Даль был не из победительной породы героев-любовников, но притягивал к себе, как мощный магнит. Случается такая любовь: с первого взгляда знаешь, что все будет со слезами, с муками, знаешь, что принадлежать тебе суженый не станет, да и не твои он суженый, и вовсе ничей, только что собственной судьбы, — и тем неотвратимей притяженье.
Даже когда от него требовалось предъявить «отрицательное» обаяние — сыграть того же матерого уголовника в «Золотой мине» или офицера-мздоимца, совершенную моральную развалину, в «Звезде пленительного счастья», или оборотня-властолюбца, в буквальном смысле слова лишенного всего человеческого, в «Тени» — все равно получалось обаятельно, все равно были тайна и блеск. Пусть холодный, как у бенгальских огней, но от того не менее завораживающий.
А уж когда его наряжали в роли романтические, этот мальчик из московского пригорода сверкал и блистал, словно урожденный сказочный принц, причем принц мог быть и в самом деле царственной особой, а мог — как в «Жене, Женечке и „катюше“» — юным интеллигентным чудиком, «мушкетерствующим» посреди страшно реальной войны.
Первой ролью тогдашнего студента «Щуки» в кино стал Алик Крамер в фильме «Мой младший брат». И в этой постной экранизации затравленного и прославленного аксеновского «Звездного билета» Даль оказался лучше всех — его мальчику действительно виделась внезапно перед ним распахнувшаяся, полная звезд бездна мировой культуры, он был действительно оглушен и воодушевлен звездным дождем надежд и возможностей.
Дальнейшее — крестный путь прочь от иллюзий. С зигзагами и отступлениями к временным очарованиям, которым не может не поддаться истинно и насквозь артистическая натура, но все туда же — к физически острому ощущению невозможности жить и петь в клетке и невозможности забыть о прутьях и замке. Чем дальше, тем злее, просветленней, неотразимей делалось его самостояние. Долго прожить на таком накале нельзя.
Даль был актером по всем статьям культовым, хотя этим словом тогда не то что не злоупотребляли — вовсе его не употребляли. И через десятилетие реальность существования культа Даля удостоверит посвященный ему сайт в Интернете и специальные мероприятия по поводу его годовщин.
После его ухода казалось, что кто-то немедленно должен его на экране заменить.

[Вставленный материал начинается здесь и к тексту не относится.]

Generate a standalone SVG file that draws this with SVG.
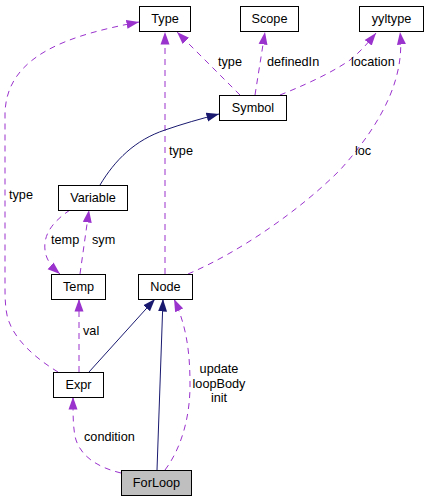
<svg xmlns="http://www.w3.org/2000/svg" width="429" height="501" viewBox="0 0 429 501">
<style>
.box rect{fill:#ffffff;stroke:#000000;stroke-width:1}
#ForLoop rect{fill:#bfbfbf}
text{font-family:"Liberation Sans",Arial,sans-serif;font-size:12.7px;fill:#000000}
.box text{text-anchor:middle}
.dep{fill:none;stroke:#9a32cd;stroke-width:1;stroke-dasharray:6,5;marker-end:url(#ap)}
.inh{fill:none;stroke:#191970;stroke-width:1;marker-end:url(#an)}
</style>
<defs>
<marker id="ap" markerUnits="userSpaceOnUse" markerWidth="13" markerHeight="10" viewBox="0 0 13 10" refX="12.5" refY="5" orient="auto"><path d="M0,0.5 L12.5,5 L0,9.5 z" fill="#9a32cd"/></marker>
<marker id="an" markerUnits="userSpaceOnUse" markerWidth="13" markerHeight="10" viewBox="0 0 13 10" refX="12.5" refY="5" orient="auto"><path d="M0,0.5 L12.5,5 L0,9.5 z" fill="#191970"/></marker>
</defs>
<rect width="429" height="501" fill="#ffffff"/>
<g id="connectors">
<path class="dep" d="M240,95 L177,32"/>
<path class="dep" d="M255,95 L265,32"/>
<path class="dep" d="M280,95 C300,87 330,74 350,60 C360,52 368,43 376,33"/>
<path class="dep" d="M165,274 L165,32"/>
<path class="dep" d="M188,274 C240,252 300,210 340,170 C385,120 405,75 400,32"/>
<path class="inh" d="M100,185 C115,160 135,140 165,130 C182,124 200,119 219,114"/>
<path class="dep" d="M58,372 C35,358 12,338 7,315 C5,305 5,295 5,285 L5,115 C5,55 70,35 139,22"/>
<path class="dep" d="M70,210 C55,220 43,233 45,250 C46,260 52,267 60,274"/>
<path class="dep" d="M80,274 L89,210"/>
<path class="dep" d="M79,372 L79,299"/>
<path class="inh" d="M89,372 L155,299"/>
<path class="inh" d="M157,470 L163,299"/>
<path class="dep" d="M165,470 C180,450 190,420 190,385 C190,350 186,325 174,299"/>
<path class="dep" d="M121,473 C100,468 82,458 76,440 C73,430 73,415 73,397"/>
<text x="218" y="66">type</text>
<text x="267" y="66">definedIn</text>
<text x="351" y="66">location</text>
<text x="169" y="155">type</text>
<text x="355" y="155">loc</text>
<text x="9" y="199">type</text>
<text x="51" y="244">temp</text>
<text x="92" y="244">sym</text>
<text x="83" y="335">val</text>
<text x="219" y="372.5" text-anchor="middle">update</text>
<text x="219" y="387.5" text-anchor="middle">loopBody</text>
<text x="219" y="402" text-anchor="middle">init</text>
<text x="84" y="441">condition</text>
</g>
<g id="Type" class="box"><rect x="139.5" y="6.5" width="51" height="25"/><text x="165" y="23">Type</text></g>
<g id="Scope" class="box"><rect x="240.5" y="6.5" width="58" height="25"/><text x="269.5" y="23">Scope</text></g>
<g id="yyltype" class="box"><rect x="359.5" y="6.5" width="64" height="25"/><text x="391.5" y="23">yyltype</text></g>
<g id="Symbol" class="box"><rect x="219.5" y="95.5" width="67" height="25"/><text x="253" y="112">Symbol</text></g>
<g id="Variable" class="box"><rect x="58.5" y="185.5" width="69" height="25"/><text x="93" y="202">Variable</text></g>
<g id="Temp" class="box"><rect x="51.5" y="274.5" width="54" height="25"/><text x="78.5" y="291">Temp</text></g>
<g id="Node" class="box"><rect x="138.5" y="274.5" width="54" height="25"/><text x="165.5" y="291">Node</text></g>
<g id="Expr" class="box"><rect x="53.5" y="372.5" width="50" height="25"/><text x="78.5" y="389">Expr</text></g>
<g id="ForLoop" class="box"><rect x="121.5" y="470.5" width="70" height="25"/><text x="156.5" y="487">ForLoop</text></g>
</svg>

Казалось, что невозможно кинематографу без такого актера, что стало в нем без этого ветерка душновато; что без этой хрупкости, как бы взыскующей защиты, но на самом деле маскирующей волю и лихую мужественность, маловато любви; без этой ломкой, угловатой, «цепляющей» грации, без этой совершенной ни на кого непохожести — скучно, обыденно, пошловато.
Замены не сыскалось. Нужен был не кто-то похожий, а кто-то точно такой же — ни на кого не похожий. Нужен был новый Даль. Такого не бывает. Тем более не могло быть во время, когда проблеск иных далей наглухо замуровали в тупике начала 1980-х гг.
Новейшая история отечественного кино. Том V. СПб., СЕАНС, 2004. С. 511–512.